Thursday, January 6, 2011

Social Greeting Creates Hairy Situation

         The Holiday party season has finally ended and I have learned some harsh realities.  Here are two of them.

 

Let's face it.  The "Greeting Kiss" is here to stay.

 

It's completely platonic,  and  involves a simple  peck on the cheek.  The Greeting Kiss can be exchanged between women or between  a man and a woman.

 

The Greeting  Kiss  is a handy substitute for the cold handshake when something more seems to be called for.  It can  be given to a relative or   as  a sign of  friendship.

 

Take Dan and Louise.  They've been great friends for me and my wife for years. Dan and I shake hands while Louise and I exchange a brief hug and a peck on the cheek. I call the  Greeting Kiss  "The Cheeky".

 

Saying hello to Aunt  Lucy at a  wedding?  The Cheeky is the perfect way to show you care.

 

The other day I ran into Rita.  Years ago we worked together.  She is such a gem and she took such good care of me.  A Cheeky was definitely in order.  It felt right.

 

So we all know the Cheeky and we all do  The  Cheeky.

 

Enter the evil one, The Lippy.

 

The Lippy is the peck on the cheek that ends up being a peck on the lips.  Right on the  lips!

 

Grandma Nanna used to do that.

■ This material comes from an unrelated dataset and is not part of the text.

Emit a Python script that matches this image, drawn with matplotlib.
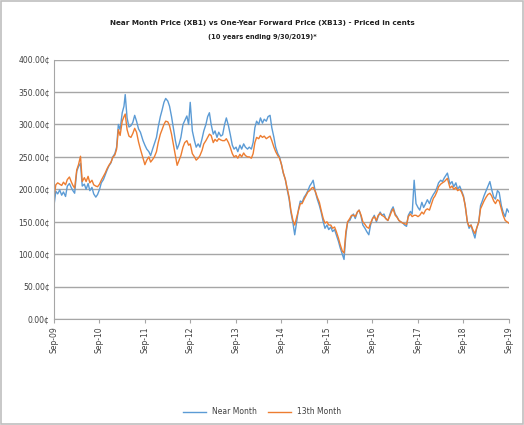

I'll never forget that first  horrifying experience.

 

Hi Nanna, I said.   We moved closer for that first encounter half-hug to be  followed by the expected Cheeky.

 

Everything went into slow motion.  Her face grew larger in the lens of my eye like the close-up on the villain in a Hitchcock film.

 

And before I knew it, she was softly kissing me not on the cheek but on my lips!  It was such a weird feeling.

 

 I remember each disturbing detail, all the way down to the soft bristles of the mustache Nanna was working on.

 

The Lippy.  It's just wrong I tell you.

 

My wife told me its just an old family custom and don't worry.  I accepted that explanation and kind of  buried the scary   memory after Nanna died a few years ago.

 

But then my wife told me about a friend while we were at a party recently.   Apparently Ed does the Lippy too.  Nothing improper intended says my wife but Ed's family carries on the idea of the Lippy instead of the Cheeky.

 

So to Ed's of the world and the families who prolong this strange tradition,  I want you to know that no one appreciates it.  We want  you to know that it makes the rest of us uncomfortable.

 

Please stop.  Long live The Cheeky.  Stamp out  The Lippy. 

 

Especially The Lippy from Hairy lipped Octogenarians.